City of Asheville shares Code Purple network resources

Photo of homeless man in cold

 

 

As temperatures begin to drop we want to make sure people know where to go when frigid weather strikes. If you or someone you know needs shelter, the following sites are available when the Asheville-Buncombe CODE PURPLE is in effect.

 

Code Purple is a voluntary effort among private sector shelter providers, coordinated by the Asheville Homeless Coalition. The City of Asheville does not fund, direct, coordinate, or manage any aspects of Code Purple, but information on when Code Purple is in effect may be found at this link on the City of Asheville website

 

In extremely cold conditions, the Code Purple shelter providers will provide shelter beyond their normal program capacity.

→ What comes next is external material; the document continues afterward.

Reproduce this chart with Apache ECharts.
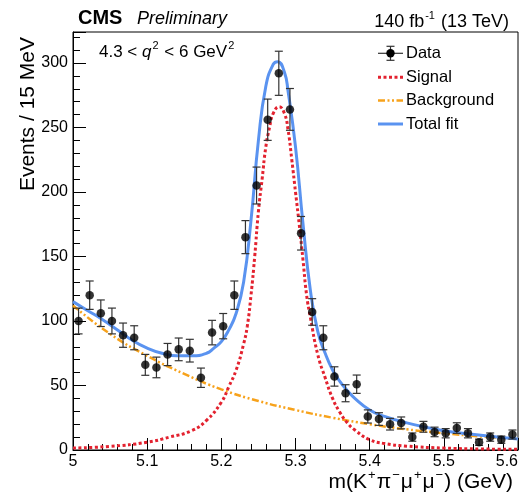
<!DOCTYPE html>
<html><head><meta charset="utf-8">
<script src="https://cdn.jsdelivr.net/npm/echarts@6/dist/echarts.min.js"></script>
<style>html,body{margin:0;padding:0;background:#fff}#c{width:529px;height:499px}</style>
</head><body><div id="c"></div>
<script>
// ---- data ----
const binCenters = [5.0075,5.0225,5.0375,5.0525,5.0675,5.0825,5.0975,5.1125,5.1275,5.1425,
  5.1575,5.1725,5.1875,5.2025,5.2175,5.2325,5.2475,5.2625,5.2775,5.2925,
  5.3075,5.3225,5.3375,5.3525,5.3675,5.3825,5.3975,5.4125,5.4275,5.4425,
  5.4575,5.4725,5.4875,5.5025,5.5175,5.5325,5.5475,5.5625,5.5775,5.5925];
const counts = [100,120,106,100,89,87,66,64,74,78,
  77,56,91,96,120,165,205,256,292,264,
  168,107,87,57,44,51,26,24,20,21,
  10,18,14,13,17,13,6,10,8,12];
const errors = [10,11,10.3,10,9.4,9.3,8.1,8,8.6,8.8,
  8.8,7.5,9.5,9.8,11,12.8,14.3,16,17.1,16.2,
  13,10.3,9.3,7.5,6.6,7.1,5.1,4.9,4.5,4.6,
  3.2,4.2,3.7,3.6,4.1,3.6,2.4,3.2,2.8,3.5];

const sigX = [5.00,5.05,5.10,5.13,5.16,5.18,5.20,5.21,5.22,5.23,5.235,5.24,5.245,5.25,5.255,5.26,5.265,5.27,5.278,5.285,5.29,5.295,5.30,5.305,5.31,5.315,5.32,5.33,5.34,5.35,5.36,5.37,5.38,5.40,5.42,5.45,5.50,5.55,5.60];
const sigY = [1.5,2.8,6,10,15,23,37,49,62,82,96,120,150,185,210,235,250,261,266,261,248,225,200,175,148,120,103,74,56,40,29,21,15.5,8,5,3,1.5,0.8,0.5];

const bkgX = [5.00,5.05,5.10,5.15,5.20,5.25,5.30,5.35,5.40,5.45,5.50,5.55,5.60];
const bkgY = [112,90,73,59,47,38,31,25,20,16,13,10.5,8.5];

const totX = [5.00,5.02,5.04,5.06,5.08,5.10,5.12,5.14,5.16,5.18,5.19,5.20,5.21,5.22,5.23,5.24,5.25,5.26,5.27,5.276,5.285,5.29,5.30,5.31,5.32,5.33,5.34,5.35,5.36,5.37,5.38,5.40,5.42,5.45,5.50,5.55,5.60];
const totY = [115,108,101,93,85,79,75,73,73,75,79,84,93,106,130,178,240,282,299,301,293,278,235,176,124,92,75,62,53,46,40,31,26,21,15,11.5,8.5];

const legendNames = ['Data','Signal','Background','Total fit'];

// ---- styling ----
const FONT = '"Liberation Sans", Arial, Helvetica, sans-serif';
const C_SIG = '#e3222f', C_BKG = '#f7a21b', C_TOT = '#5a93f0', C_ERR = '#333333';

const pairs = (xs, ys) => xs.map((x, i) => [x, ys[i]]);

const chart = echarts.init(document.getElementById('c'), null, {renderer: 'canvas'});

function supRich(size, supSize) {
  return {
    n: {fontSize: size, fontFamily: FONT, color: '#000', lineHeight: size + 3, verticalAlign: 'bottom'},
    i: {fontSize: size, fontFamily: FONT, fontStyle: 'italic', color: '#000', lineHeight: size + 3, verticalAlign: 'bottom'},
    s: {fontSize: supSize, fontFamily: FONT, color: '#000', lineHeight: supSize, verticalAlign: 'top', padding: [0, 1, 0, 1]}
  };
}

const legY = [53.3, 77.3, 100.5, 124];
const legX0 = 378, legX1 = 403, legTX = 406;

const graphics = [
  {type: 'text', x: 78, y: 18, style: {text: 'CMS', font: 'bold 20px ' + FONT, fill: '#000', verticalAlign: 'middle'}},
  {type: 'text', x: 137, y: 18.5, style: {text: 'Preliminary', font: 'italic 18px ' + FONT, fill: '#000', verticalAlign: 'middle'}},
  {type: 'text', x: 509, y: 20.5, style: {text: '{n|140 fb}{s|-1}{n| (13 TeV)}', rich: supRich(18, 11), align: 'right', verticalAlign: 'middle'}},
  {type: 'text', x: 99, y: 50.4, style: {text: '{n|4.3 < }{i|q}{s|2}{n| < 6 GeV}{s|2}', rich: supRich(17, 11), align: 'left', verticalAlign: 'middle'}},
  {type: 'text', x: 513, y: 480.5, style: {text: '{n|m(K}{s|+}{n|π}{s|−}{n|μ}{s|+}{n|μ}{s|−}{n|) (GeV)}', rich: supRich(21, 13), align: 'right', verticalAlign: 'middle'}},
  {type: 'text', x: 28, y: 37, rotation: Math.PI / 2, style: {text: 'Events / 15 MeV', font: '21px ' + FONT, fill: '#000', align: 'right', verticalAlign: 'middle'}},
  // legend
  {type: 'line', shape: {x1: legX0, y1: legY[0], x2: legX1, y2: legY[0]}, style: {stroke: C_ERR, lineWidth: 1.2}},
  {type: 'line', shape: {x1: 390.5, y1: legY[0] - 7, x2: 390.5, y2: legY[0] + 7}, style: {stroke: C_ERR, lineWidth: 1.2}},
  {type: 'line', shape: {x1: 386.5, y1: legY[0] - 7, x2: 394.5, y2: legY[0] - 7}, style: {stroke: C_ERR, lineWidth: 1.2}},
  {type: 'line', shape: {x1: 386.5, y1: legY[0] + 7, x2: 394.5, y2: legY[0] + 7}, style: {stroke: C_ERR, lineWidth: 1.2}},
  {type: 'circle', shape: {cx: 390.5, cy: legY[0], r: 4.2}, style: {fill: '#000'}},
  {type: 'line', shape: {x1: legX0, y1: legY[1], x2: legX1, y2: legY[1]}, style: {stroke: C_SIG, lineWidth: 3, lineDash: [3, 2.5]}},
  {type: 'line', shape: {x1: legX0, y1: legY[2], x2: legX1, y2: legY[2]}, style: {stroke: C_BKG, lineWidth: 2.5, lineDash: [7, 2.5, 2, 2.5, 2, 2.5]}},
  {type: 'line', shape: {x1: legX0, y1: legY[3], x2: legX1, y2: legY[3]}, style: {stroke: C_TOT, lineWidth: 3}}
];
legendNames.forEach((nm, k) => {
  graphics.push({type: 'text', x: legTX, y: legY[k], style: {text: nm, font: '16.5px ' + FONT, fill: '#000', verticalAlign: 'middle'}});
});

const option = {
  animation: false,
  backgroundColor: '#fff',
  grid: {left: 73, right: 11, top: 32, bottom: 49, show: true, borderColor: '#000', borderWidth: 1, backgroundColor: 'transparent'},
  xAxis: {
    type: 'value', min: 5, max: 5.6, interval: 0.1,
    axisLine: {lineStyle: {color: '#000', width: 1}},
    axisTick: {inside: true, length: 12, lineStyle: {color: '#000', width: 1}},
    minorTick: {show: true, splitNumber: 5, length: 6, lineStyle: {color: '#000', width: 1}},
    splitLine: {show: false},
    axisLabel: {color: '#000', fontSize: 16, fontFamily: FONT, margin: 4, alignMaxLabel: 'right'}
  },
  yAxis: {
    type: 'value', min: 0, max: 324, interval: 50,
    axisLine: {show: true, lineStyle: {color: '#000', width: 1}},
    axisTick: {show: true, inside: true, length: 13, lineStyle: {color: '#000', width: 1}},
    minorTick: {show: true, splitNumber: 5, length: 7, lineStyle: {color: '#000', width: 1}},
    splitLine: {show: false},
    axisLabel: {color: '#000', fontSize: 16, fontFamily: FONT, margin: 5, showMaxLabel: false}
  },
  graphic: graphics,
  series: [
    {name: 'Background', type: 'line', data: pairs(bkgX, bkgY), showSymbol: false, smooth: 0.5,
      lineStyle: {color: C_BKG, width: 2.5, type: [7, 2.5, 2, 2.5, 2, 2.5]}, z: 3},
    {name: 'Signal', type: 'line', data: pairs(sigX, sigY), showSymbol: false, smooth: 0.5,
      lineStyle: {color: C_SIG, width: 3, type: [3, 2.5]}, z: 4},
    {name: 'Total fit', type: 'line', data: pairs(totX, totY), showSymbol: false, smooth: 0.5,
      lineStyle: {color: C_TOT, width: 3}, z: 5},
    {name: 'Errors', type: 'custom', z: 6,
      data: binCenters.map((x, i) => [x, counts[i], errors[i]]),
      encode: {x: 0, y: 1},
      renderItem: function (params, api) {
        const x = api.value(0), y = api.value(1), e = api.value(2);
        const lo = api.coord([x, y - e]), hi = api.coord([x, y + e]);
        const cap = 4, st = {stroke: C_ERR, lineWidth: 1.2};
        return {type: 'group', children: [
          {type: 'line', shape: {x1: lo[0], y1: lo[1], x2: hi[0], y2: hi[1]}, style: st},
          {type: 'line', shape: {x1: lo[0] - cap, y1: lo[1], x2: lo[0] + cap, y2: lo[1]}, style: st},
          {type: 'line', shape: {x1: hi[0] - cap, y1: hi[1], x2: hi[0] + cap, y2: hi[1]}, style: st}
        ]};
      }
    },
    {name: 'Data', type: 'scatter', data: pairs(binCenters, counts), symbol: 'circle', symbolSize: 8.5,
      itemStyle: {color: '#000'}, z: 7}
  ]
};
chart.setOption(option);
</script>
</body></html>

Code Purple does not include natural disasters such as hurricanes, flooding, or tornadoes; in these events, all citizens will be able to access services at the community disaster shelters.  

 

Code Purple network sites:

  • ABCCM Veteran’s Quarters, 828-259-5333: Overnight emergency shelter, men only.
  • Homeward Bound A-Hope, 828-252-8883: Day center.
  • Western Carolina Rescue Ministries, 828-254-0471: Indoor space during the day (all); overnight emergency shelter for women and children only; identification required; police escort required after 6 p.m.; background check necessary to assure individual is not registered sex offender.
  • Steadfast House, 828-259-5365: Limited space availability/overnight emergency shelter for women and children only.

 

   Code Purple network partners:

    • United Ways 2-1-1 information and referral line: Dial 211 or 828-252-HELP (4357)
    • ABCCM Steadfast House, transitional housing: 828-259-5365.
    • American Red Cross (crisis services)
    • BEACON members (crisis services)
    • Helpmate, overnight domestic violence shelter: Call 24-hour crisis line, 828-254-0516
    • Trinity Place (overnight shelter for ages 7-17 only: Amy Hobson,  828-777-5715

 

The City of Asheville is deeply grateful for the work of all homeless shelter providers. We know they do everything they can do to get people indoors during extreme weather events. We also recognize that despite everyone’s best efforts, there may always be people who choose to remain outdoors, even in the coldest months.